What is being asked » Go through the material and pull out every line with the string "script" in it.

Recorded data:

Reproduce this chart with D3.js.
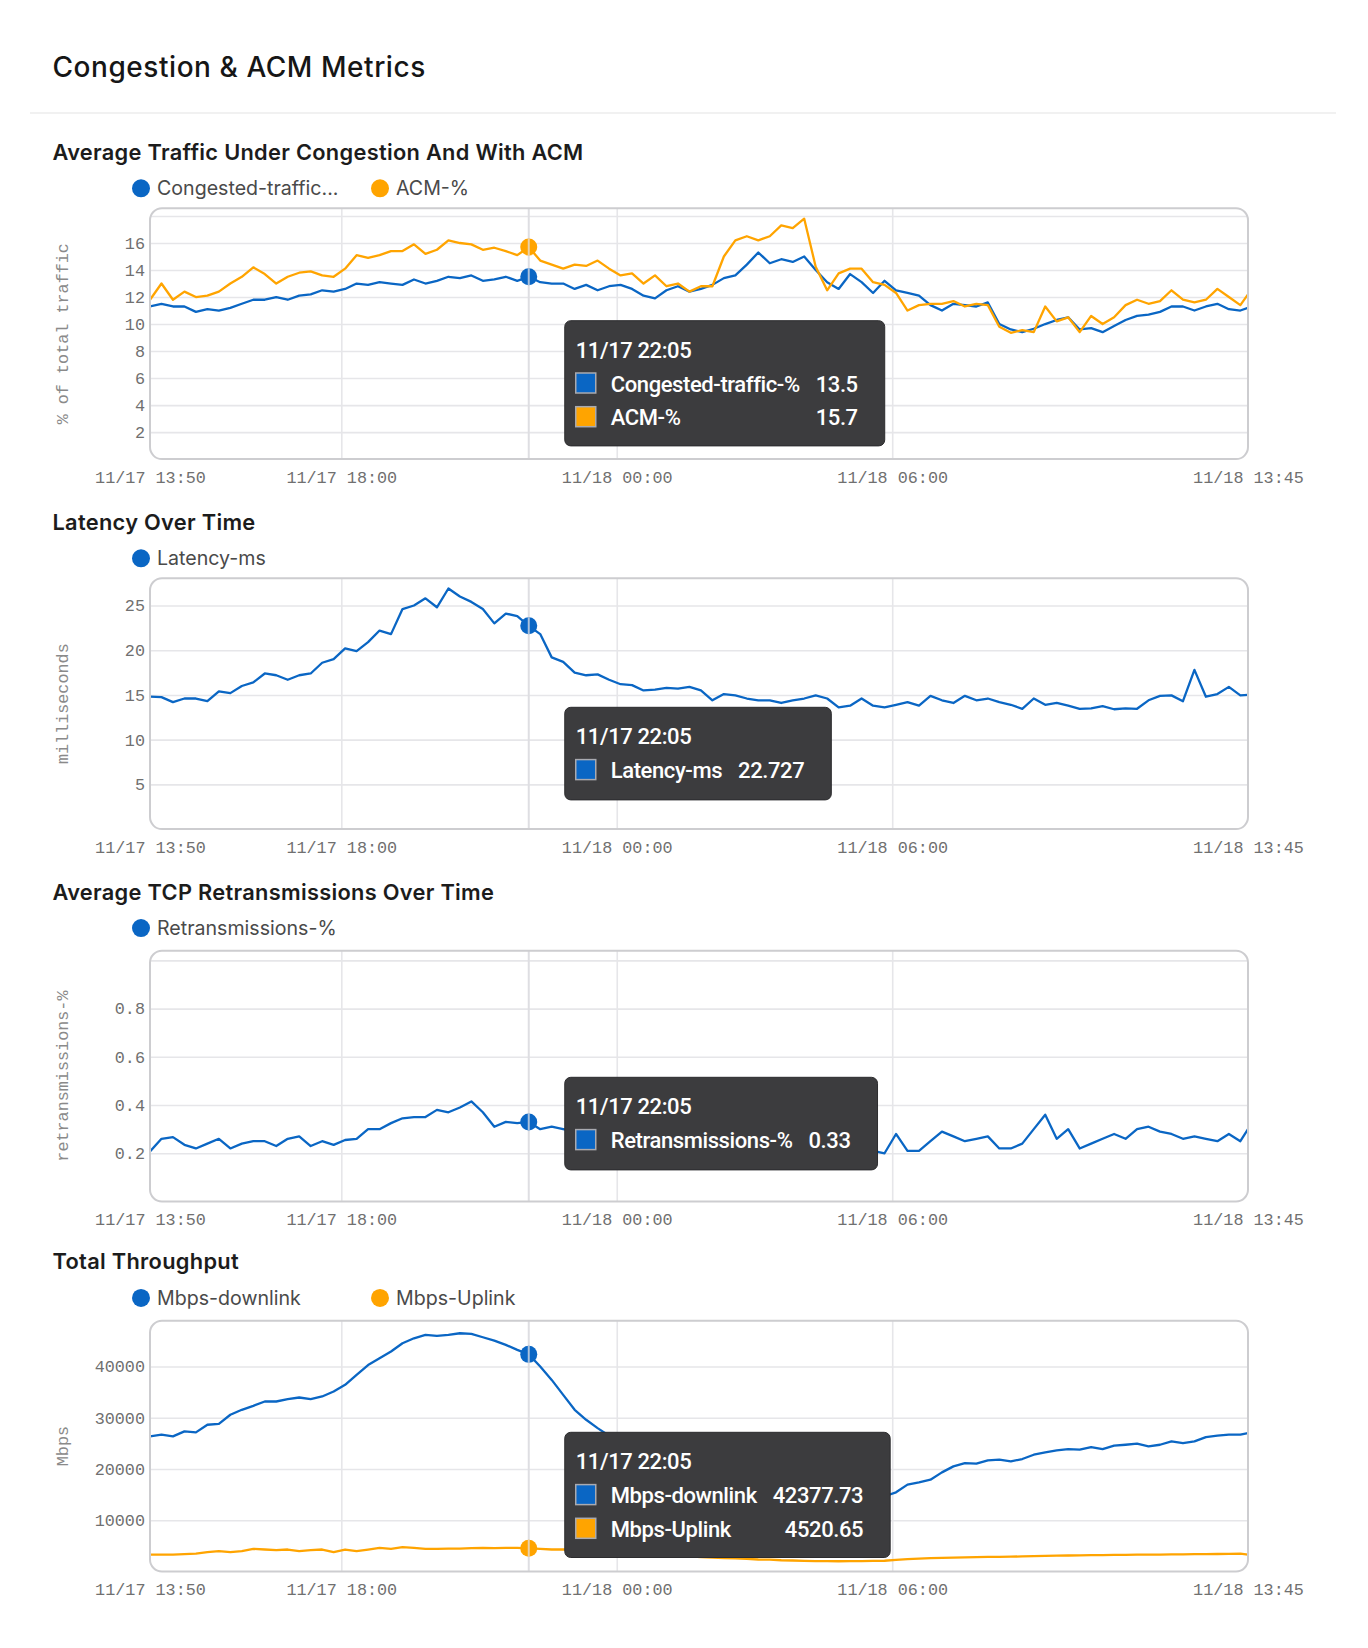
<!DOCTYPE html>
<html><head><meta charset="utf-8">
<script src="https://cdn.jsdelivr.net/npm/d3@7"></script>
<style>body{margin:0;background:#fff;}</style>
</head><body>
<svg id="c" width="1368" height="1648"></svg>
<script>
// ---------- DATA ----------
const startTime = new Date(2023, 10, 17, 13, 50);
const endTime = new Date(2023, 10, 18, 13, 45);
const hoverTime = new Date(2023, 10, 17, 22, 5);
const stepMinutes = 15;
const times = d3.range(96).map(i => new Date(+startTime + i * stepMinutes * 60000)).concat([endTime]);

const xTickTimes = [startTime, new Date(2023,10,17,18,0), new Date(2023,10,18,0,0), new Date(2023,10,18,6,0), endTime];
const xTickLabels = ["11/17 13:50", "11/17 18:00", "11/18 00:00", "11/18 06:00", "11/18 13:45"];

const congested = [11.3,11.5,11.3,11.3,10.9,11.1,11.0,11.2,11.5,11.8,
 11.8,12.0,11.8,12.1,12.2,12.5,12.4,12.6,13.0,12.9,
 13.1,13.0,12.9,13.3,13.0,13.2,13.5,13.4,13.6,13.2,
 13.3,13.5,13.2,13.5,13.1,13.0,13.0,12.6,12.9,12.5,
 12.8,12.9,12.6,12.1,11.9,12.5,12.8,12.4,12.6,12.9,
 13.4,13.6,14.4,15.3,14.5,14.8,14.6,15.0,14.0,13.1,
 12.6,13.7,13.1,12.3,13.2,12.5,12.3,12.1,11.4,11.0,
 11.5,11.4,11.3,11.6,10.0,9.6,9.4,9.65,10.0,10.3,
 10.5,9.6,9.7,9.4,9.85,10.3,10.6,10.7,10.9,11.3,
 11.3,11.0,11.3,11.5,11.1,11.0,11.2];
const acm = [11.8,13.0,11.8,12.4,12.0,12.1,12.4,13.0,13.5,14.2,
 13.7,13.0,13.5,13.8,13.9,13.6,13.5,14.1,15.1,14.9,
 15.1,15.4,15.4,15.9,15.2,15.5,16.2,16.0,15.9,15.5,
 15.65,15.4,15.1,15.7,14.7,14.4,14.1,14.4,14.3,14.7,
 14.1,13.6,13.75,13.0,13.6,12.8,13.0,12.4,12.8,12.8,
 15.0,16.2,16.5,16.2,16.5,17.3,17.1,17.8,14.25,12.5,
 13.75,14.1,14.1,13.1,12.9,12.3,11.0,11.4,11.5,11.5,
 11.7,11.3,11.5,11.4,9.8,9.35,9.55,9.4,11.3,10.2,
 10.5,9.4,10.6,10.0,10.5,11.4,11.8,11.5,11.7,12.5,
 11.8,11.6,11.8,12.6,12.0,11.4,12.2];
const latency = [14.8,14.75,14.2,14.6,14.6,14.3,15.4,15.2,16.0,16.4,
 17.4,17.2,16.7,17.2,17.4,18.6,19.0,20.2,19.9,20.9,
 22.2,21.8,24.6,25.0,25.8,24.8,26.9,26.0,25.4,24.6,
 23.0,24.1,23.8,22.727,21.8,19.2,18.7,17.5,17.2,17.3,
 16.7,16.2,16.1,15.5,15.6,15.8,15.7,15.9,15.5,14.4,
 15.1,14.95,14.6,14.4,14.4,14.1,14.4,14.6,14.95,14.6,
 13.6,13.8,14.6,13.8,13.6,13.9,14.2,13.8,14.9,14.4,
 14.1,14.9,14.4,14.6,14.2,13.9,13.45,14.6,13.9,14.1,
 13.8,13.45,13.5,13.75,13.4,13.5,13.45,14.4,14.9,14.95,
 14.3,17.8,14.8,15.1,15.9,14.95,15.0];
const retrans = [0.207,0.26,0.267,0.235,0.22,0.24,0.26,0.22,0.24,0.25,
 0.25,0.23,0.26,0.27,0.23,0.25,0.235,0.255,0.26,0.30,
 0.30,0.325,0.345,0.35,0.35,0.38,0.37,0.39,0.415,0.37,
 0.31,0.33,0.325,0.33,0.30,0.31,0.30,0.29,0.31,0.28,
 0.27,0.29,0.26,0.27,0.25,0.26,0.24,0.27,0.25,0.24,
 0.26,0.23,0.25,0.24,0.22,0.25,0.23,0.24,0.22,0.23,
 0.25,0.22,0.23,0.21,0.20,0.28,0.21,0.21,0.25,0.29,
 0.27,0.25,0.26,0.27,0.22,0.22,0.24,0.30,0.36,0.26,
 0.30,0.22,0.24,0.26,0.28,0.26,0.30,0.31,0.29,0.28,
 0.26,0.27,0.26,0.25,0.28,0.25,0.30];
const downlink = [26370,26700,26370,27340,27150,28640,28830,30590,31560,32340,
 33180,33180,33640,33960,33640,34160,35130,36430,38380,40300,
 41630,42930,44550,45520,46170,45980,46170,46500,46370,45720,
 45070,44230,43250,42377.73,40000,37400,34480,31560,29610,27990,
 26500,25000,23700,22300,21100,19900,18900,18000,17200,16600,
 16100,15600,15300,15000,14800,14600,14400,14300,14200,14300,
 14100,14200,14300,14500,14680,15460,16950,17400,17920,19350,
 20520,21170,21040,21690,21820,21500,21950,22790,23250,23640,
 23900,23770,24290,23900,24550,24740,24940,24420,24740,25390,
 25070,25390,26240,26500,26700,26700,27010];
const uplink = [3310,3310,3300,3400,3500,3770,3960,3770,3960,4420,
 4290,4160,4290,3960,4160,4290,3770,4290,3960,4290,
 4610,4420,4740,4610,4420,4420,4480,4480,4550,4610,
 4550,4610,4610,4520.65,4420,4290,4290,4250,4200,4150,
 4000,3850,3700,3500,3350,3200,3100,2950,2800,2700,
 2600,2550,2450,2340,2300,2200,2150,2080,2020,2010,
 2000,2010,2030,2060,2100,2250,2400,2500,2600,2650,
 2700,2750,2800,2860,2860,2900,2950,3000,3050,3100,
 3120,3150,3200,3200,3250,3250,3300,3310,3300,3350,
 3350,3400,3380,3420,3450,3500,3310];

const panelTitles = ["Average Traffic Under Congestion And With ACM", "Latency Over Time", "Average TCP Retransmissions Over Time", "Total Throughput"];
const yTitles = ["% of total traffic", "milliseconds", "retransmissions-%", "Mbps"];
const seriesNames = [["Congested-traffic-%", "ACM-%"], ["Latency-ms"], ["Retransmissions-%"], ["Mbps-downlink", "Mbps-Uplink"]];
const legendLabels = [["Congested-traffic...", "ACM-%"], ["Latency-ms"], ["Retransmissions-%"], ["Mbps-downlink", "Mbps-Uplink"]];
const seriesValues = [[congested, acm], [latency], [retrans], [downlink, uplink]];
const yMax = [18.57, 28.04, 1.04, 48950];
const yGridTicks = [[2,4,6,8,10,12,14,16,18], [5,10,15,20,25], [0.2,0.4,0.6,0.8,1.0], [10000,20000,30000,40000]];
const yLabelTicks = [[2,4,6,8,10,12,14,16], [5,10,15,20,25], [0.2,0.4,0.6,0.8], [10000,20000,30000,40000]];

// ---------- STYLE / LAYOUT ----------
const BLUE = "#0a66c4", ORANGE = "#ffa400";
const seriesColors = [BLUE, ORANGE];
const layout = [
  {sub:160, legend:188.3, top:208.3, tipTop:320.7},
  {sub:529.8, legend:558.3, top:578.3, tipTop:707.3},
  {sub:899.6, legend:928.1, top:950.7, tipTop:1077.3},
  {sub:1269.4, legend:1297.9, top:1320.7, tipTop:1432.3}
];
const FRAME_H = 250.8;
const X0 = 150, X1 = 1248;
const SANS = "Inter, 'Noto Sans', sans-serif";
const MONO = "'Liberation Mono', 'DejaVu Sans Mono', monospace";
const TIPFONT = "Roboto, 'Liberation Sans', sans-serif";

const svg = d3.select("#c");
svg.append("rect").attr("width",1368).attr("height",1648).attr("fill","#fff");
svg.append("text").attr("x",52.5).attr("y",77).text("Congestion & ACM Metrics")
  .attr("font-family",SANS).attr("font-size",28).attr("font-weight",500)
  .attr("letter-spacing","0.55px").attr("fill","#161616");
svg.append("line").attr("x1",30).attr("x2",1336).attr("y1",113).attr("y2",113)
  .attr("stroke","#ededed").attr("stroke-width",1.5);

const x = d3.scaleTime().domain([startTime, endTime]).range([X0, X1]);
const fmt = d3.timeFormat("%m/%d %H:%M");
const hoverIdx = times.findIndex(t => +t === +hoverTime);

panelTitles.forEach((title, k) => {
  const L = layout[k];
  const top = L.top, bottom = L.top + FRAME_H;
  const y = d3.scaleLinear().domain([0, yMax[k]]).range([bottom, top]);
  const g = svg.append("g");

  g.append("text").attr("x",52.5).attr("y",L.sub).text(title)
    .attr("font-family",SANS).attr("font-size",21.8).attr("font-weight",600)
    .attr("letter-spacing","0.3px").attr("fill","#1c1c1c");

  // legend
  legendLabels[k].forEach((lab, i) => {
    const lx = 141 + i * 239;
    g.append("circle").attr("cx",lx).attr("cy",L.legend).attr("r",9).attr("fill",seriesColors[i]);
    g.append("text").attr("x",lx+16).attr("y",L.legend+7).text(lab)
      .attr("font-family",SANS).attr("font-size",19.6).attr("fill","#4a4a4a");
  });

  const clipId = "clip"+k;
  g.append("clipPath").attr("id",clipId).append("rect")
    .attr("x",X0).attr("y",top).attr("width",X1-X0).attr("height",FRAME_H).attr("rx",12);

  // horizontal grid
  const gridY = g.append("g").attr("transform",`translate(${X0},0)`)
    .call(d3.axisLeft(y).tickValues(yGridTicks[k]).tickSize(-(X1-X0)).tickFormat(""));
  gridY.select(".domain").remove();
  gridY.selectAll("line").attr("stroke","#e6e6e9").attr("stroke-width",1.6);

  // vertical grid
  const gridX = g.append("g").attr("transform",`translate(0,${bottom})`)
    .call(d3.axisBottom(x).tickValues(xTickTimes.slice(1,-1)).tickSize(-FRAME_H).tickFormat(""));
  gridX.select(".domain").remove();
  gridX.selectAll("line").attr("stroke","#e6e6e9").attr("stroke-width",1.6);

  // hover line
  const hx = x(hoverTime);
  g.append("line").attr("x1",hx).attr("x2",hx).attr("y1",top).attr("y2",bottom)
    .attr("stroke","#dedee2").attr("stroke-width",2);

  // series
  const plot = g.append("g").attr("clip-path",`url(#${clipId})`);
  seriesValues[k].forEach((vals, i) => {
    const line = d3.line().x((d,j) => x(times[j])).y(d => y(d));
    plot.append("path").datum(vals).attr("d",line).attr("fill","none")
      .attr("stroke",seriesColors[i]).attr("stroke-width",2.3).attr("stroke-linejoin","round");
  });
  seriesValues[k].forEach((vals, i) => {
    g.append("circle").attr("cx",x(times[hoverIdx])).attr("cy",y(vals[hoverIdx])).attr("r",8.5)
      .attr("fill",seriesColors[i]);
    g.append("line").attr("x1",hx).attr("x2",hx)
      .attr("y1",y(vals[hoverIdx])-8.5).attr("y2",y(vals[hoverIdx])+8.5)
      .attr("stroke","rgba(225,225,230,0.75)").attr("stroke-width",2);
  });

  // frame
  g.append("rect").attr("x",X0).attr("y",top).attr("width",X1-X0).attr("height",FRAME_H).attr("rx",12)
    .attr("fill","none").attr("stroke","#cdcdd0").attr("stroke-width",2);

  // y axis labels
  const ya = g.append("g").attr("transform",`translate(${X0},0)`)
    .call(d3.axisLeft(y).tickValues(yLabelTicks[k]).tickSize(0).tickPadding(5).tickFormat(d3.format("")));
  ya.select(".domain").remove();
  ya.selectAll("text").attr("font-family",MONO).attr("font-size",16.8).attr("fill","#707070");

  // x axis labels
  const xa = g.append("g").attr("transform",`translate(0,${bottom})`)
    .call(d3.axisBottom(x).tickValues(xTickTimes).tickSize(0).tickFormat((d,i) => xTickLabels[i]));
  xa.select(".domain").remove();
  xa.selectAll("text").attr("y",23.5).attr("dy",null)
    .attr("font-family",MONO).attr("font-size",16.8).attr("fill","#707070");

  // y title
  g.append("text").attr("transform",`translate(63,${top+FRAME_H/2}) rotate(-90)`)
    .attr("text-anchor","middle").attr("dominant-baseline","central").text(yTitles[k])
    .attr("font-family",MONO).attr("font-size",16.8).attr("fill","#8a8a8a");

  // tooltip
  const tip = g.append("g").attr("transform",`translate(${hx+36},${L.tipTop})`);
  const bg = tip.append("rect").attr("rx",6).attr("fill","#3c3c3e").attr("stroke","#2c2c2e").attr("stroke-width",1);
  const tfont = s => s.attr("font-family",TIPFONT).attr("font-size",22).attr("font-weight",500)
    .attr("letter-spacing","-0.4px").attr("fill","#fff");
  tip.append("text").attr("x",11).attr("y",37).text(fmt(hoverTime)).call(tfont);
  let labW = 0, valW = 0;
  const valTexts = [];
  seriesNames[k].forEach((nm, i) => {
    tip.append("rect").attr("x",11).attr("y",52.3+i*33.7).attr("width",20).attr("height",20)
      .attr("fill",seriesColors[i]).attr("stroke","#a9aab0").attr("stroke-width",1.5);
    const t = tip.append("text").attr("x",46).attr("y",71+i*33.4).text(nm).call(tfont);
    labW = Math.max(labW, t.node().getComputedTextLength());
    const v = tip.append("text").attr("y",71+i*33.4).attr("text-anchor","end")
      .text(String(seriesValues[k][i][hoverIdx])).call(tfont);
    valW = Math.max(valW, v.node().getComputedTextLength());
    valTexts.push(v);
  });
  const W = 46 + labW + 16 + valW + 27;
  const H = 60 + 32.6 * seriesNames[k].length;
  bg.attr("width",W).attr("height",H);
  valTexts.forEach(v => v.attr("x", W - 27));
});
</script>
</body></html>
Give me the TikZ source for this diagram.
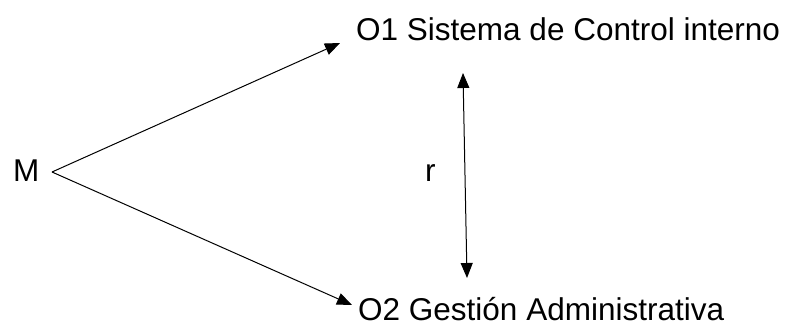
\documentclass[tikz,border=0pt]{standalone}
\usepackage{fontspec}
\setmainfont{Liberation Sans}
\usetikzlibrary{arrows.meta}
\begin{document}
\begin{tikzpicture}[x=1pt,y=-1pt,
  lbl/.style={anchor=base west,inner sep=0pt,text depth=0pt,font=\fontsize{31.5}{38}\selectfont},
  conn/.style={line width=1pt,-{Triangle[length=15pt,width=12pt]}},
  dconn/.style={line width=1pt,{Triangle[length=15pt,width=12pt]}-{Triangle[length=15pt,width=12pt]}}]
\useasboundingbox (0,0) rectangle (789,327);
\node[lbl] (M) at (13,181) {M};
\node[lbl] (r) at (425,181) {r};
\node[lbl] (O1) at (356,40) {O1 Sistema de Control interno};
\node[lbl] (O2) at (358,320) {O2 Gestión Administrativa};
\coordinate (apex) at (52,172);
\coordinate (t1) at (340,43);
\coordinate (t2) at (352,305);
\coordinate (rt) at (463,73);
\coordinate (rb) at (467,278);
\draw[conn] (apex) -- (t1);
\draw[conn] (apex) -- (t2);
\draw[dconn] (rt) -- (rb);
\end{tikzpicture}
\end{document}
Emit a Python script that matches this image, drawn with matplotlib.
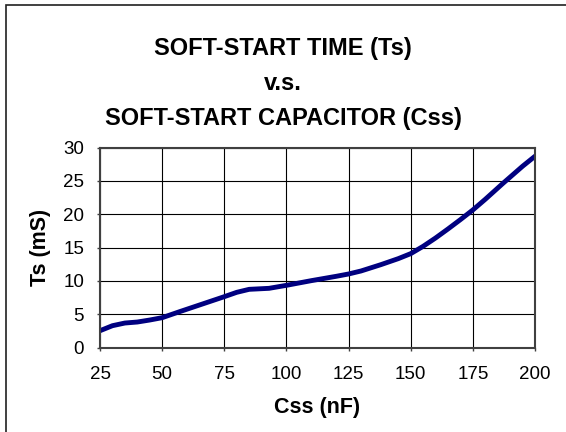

Written solution »
<script src="https://cdn.jsdelivr.net/npm/d3@7"></script>
<script>
</script>
Emit a Python script that matches this image, drawn with matplotlib.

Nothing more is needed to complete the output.